**TASK STATEMENT**
Everything from the first line of the data through the line with "(lblstab) at (654,163)" is to be echoed exactly, minus the pictures.

**SOURCE MATERIAL**

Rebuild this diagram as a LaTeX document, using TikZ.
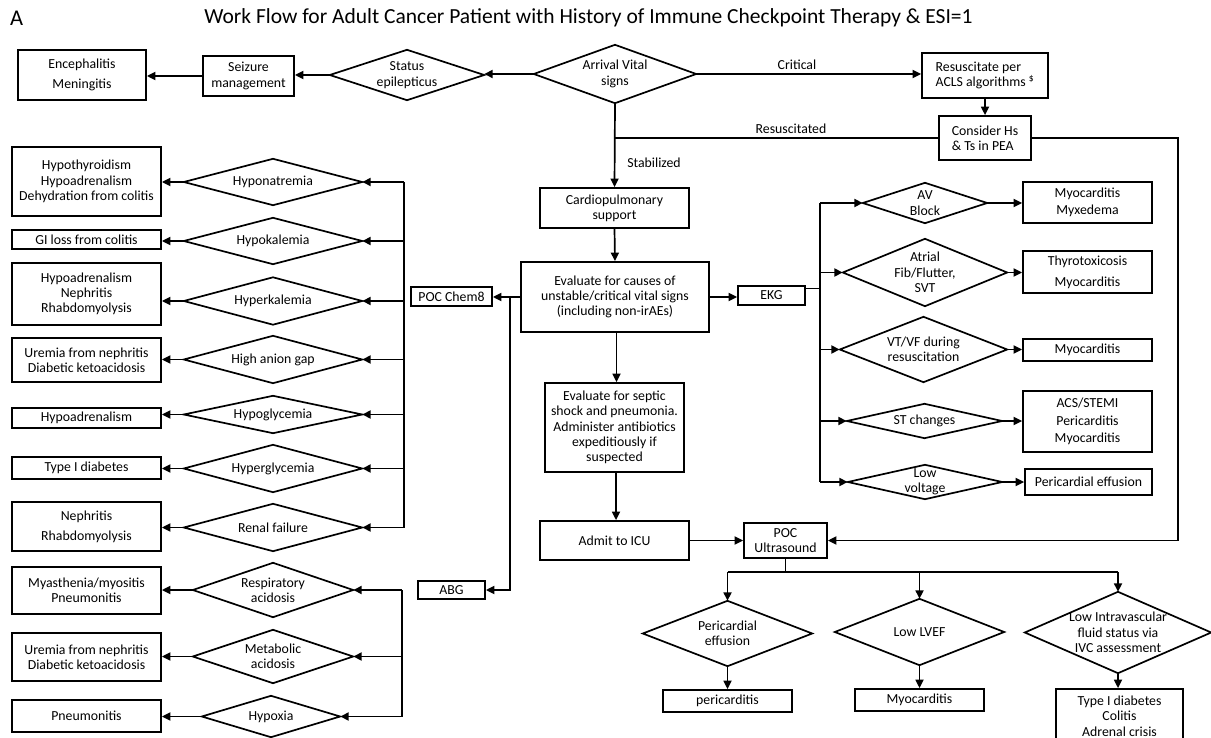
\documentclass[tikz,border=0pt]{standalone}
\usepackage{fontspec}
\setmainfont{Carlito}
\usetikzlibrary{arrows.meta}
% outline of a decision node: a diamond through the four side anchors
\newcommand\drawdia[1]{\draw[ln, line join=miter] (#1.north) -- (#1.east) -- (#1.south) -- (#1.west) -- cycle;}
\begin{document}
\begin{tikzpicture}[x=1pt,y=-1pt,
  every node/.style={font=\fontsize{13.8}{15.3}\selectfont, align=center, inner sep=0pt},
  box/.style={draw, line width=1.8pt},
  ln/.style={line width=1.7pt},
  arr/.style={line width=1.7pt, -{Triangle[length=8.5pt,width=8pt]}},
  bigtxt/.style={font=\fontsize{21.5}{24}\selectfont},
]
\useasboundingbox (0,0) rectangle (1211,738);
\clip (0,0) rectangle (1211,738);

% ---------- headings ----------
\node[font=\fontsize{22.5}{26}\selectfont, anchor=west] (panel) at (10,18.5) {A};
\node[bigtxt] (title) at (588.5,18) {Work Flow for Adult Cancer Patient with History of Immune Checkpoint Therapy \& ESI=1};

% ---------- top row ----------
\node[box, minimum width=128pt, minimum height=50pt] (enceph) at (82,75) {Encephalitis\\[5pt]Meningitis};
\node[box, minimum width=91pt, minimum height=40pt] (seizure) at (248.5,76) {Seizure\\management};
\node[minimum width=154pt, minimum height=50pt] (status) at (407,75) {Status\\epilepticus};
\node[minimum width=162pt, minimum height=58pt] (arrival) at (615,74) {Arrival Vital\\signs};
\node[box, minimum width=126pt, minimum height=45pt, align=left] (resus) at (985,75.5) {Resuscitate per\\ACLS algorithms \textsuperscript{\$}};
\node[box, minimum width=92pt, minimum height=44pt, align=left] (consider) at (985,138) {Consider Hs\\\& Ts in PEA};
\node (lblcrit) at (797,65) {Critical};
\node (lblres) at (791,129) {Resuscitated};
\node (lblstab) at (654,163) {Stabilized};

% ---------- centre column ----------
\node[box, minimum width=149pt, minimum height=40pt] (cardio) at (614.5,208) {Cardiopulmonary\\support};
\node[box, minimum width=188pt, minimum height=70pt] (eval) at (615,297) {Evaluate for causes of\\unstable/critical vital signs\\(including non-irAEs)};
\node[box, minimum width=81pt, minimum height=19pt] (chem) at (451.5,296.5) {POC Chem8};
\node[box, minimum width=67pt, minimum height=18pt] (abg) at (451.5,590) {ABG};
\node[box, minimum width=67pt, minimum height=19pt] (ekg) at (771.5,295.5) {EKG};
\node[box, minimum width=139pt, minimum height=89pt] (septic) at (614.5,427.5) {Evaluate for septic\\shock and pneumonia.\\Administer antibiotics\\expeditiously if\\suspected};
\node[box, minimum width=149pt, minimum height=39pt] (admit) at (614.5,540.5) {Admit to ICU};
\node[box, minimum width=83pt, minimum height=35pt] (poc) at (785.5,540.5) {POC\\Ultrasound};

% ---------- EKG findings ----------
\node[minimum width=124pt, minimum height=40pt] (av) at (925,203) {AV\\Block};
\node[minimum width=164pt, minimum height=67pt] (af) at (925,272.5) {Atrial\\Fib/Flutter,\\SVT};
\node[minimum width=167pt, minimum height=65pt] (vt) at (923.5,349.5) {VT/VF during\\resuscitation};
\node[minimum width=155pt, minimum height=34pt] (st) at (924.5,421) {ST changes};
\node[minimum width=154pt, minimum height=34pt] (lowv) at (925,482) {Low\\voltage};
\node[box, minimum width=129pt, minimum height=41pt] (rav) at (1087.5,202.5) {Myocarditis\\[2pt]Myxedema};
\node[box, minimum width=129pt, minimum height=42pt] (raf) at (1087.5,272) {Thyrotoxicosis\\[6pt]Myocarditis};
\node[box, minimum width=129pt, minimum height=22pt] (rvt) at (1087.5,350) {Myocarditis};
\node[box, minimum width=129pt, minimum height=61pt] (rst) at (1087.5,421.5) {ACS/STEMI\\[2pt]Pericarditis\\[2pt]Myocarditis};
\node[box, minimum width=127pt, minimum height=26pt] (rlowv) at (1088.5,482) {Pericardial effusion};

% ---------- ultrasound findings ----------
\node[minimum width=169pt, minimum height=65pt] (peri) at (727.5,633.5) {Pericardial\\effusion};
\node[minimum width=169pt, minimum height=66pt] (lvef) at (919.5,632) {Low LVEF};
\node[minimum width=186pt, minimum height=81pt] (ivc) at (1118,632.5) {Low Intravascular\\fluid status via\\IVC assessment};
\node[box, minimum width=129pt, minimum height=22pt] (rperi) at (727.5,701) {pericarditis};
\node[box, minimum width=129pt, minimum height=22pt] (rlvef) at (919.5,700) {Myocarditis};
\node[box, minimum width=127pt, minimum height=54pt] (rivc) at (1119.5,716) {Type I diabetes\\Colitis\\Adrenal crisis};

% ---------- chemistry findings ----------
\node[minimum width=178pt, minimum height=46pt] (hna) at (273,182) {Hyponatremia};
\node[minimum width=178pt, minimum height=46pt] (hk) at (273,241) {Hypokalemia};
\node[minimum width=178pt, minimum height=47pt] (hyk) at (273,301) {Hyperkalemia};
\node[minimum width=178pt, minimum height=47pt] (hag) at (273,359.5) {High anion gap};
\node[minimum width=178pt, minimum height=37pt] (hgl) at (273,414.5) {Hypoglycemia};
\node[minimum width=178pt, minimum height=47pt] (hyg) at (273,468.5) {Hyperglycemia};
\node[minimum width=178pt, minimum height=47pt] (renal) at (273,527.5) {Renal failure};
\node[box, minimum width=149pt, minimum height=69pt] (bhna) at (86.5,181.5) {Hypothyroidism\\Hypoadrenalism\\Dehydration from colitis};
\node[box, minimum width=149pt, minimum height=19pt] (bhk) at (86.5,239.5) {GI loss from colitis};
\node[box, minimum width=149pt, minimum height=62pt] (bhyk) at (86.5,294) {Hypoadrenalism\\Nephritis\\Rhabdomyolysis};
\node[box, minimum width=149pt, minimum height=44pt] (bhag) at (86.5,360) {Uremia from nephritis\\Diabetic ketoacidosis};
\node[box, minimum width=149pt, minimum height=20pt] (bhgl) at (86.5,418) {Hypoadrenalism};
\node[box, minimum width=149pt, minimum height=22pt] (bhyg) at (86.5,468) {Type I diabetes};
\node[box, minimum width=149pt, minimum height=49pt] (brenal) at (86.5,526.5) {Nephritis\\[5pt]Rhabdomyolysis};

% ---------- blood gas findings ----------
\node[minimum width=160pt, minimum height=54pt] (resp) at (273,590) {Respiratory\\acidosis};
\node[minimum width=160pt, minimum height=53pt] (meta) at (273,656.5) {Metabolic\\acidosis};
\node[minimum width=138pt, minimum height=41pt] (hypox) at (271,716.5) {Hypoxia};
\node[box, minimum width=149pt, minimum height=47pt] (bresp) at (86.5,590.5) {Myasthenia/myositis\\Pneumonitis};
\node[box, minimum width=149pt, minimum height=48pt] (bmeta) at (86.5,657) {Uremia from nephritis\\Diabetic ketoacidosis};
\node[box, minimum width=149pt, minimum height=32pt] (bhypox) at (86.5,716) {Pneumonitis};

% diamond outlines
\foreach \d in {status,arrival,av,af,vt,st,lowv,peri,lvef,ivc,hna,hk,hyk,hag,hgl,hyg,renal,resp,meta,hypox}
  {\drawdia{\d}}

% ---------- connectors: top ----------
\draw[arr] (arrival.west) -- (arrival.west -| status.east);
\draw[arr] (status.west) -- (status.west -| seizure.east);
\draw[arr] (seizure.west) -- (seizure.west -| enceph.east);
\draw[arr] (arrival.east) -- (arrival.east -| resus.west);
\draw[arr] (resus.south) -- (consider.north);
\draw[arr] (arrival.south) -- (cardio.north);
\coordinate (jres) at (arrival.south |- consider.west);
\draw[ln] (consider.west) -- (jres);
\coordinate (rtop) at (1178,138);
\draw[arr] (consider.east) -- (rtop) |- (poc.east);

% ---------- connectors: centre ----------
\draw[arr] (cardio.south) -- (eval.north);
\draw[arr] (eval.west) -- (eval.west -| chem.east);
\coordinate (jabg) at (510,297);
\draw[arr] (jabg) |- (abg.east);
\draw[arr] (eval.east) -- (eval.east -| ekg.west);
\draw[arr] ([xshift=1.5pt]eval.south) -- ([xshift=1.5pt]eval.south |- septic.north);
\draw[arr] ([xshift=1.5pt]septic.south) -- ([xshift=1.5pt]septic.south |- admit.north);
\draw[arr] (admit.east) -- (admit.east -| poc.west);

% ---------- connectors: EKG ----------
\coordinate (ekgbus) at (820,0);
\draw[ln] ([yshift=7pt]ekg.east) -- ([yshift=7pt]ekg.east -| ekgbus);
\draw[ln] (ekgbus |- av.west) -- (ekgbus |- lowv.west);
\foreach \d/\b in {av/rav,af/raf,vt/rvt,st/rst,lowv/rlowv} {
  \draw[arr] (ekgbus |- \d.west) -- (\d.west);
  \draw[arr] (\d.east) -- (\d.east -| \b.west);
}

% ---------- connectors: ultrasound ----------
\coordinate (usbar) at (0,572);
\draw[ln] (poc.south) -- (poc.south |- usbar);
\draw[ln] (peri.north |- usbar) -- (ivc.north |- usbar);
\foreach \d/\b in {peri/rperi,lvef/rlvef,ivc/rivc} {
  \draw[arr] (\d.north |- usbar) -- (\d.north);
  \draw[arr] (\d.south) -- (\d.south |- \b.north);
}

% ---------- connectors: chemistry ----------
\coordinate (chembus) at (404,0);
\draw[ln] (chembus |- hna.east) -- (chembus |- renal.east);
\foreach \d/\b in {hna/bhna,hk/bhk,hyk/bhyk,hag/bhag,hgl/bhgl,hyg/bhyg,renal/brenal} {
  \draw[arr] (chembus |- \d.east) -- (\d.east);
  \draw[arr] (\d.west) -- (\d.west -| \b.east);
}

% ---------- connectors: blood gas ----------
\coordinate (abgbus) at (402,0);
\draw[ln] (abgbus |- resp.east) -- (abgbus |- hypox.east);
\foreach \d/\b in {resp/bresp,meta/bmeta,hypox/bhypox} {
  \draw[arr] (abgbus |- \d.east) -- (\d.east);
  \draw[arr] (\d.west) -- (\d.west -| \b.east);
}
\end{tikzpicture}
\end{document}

**REPLY TO THE TASK**
Rebuild this diagram as a LaTeX document, using TikZ.
\documentclass[tikz,border=0pt]{standalone}
\usepackage{fontspec}
\setmainfont{Carlito}
\usetikzlibrary{arrows.meta}
% outline of a decision node: a diamond through the four side anchors
\newcommand\drawdia[1]{\draw[ln, line join=miter] (#1.north) -- (#1.east) -- (#1.south) -- (#1.west) -- cycle;}
\begin{document}
\begin{tikzpicture}[x=1pt,y=-1pt,
  every node/.style={font=\fontsize{13.8}{15.3}\selectfont, align=center, inner sep=0pt},
  box/.style={draw, line width=1.8pt},
  ln/.style={line width=1.7pt},
  arr/.style={line width=1.7pt, -{Triangle[length=8.5pt,width=8pt]}},
  bigtxt/.style={font=\fontsize{21.5}{24}\selectfont},
]
\useasboundingbox (0,0) rectangle (1211,738);
\clip (0,0) rectangle (1211,738);

% ---------- headings ----------
\node[font=\fontsize{22.5}{26}\selectfont, anchor=west] (panel) at (10,18.5) {A};
\node[bigtxt] (title) at (588.5,18) {Work Flow for Adult Cancer Patient with History of Immune Checkpoint Therapy \& ESI=1};

% ---------- top row ----------
\node[box, minimum width=128pt, minimum height=50pt] (enceph) at (82,75) {Encephalitis\\[5pt]Meningitis};
\node[box, minimum width=91pt, minimum height=40pt] (seizure) at (248.5,76) {Seizure\\management};
\node[minimum width=154pt, minimum height=50pt] (status) at (407,75) {Status\\epilepticus};
\node[minimum width=162pt, minimum height=58pt] (arrival) at (615,74) {Arrival Vital\\signs};
\node[box, minimum width=126pt, minimum height=45pt, align=left] (resus) at (985,75.5) {Resuscitate per\\ACLS algorithms \textsuperscript{\$}};
\node[box, minimum width=92pt, minimum height=44pt, align=left] (consider) at (985,138) {Consider Hs\\\& Ts in PEA};
\node (lblcrit) at (797,65) {Critical};
\node (lblres) at (791,129) {Resuscitated};
\node (lblstab) at (654,163) {Stabilized};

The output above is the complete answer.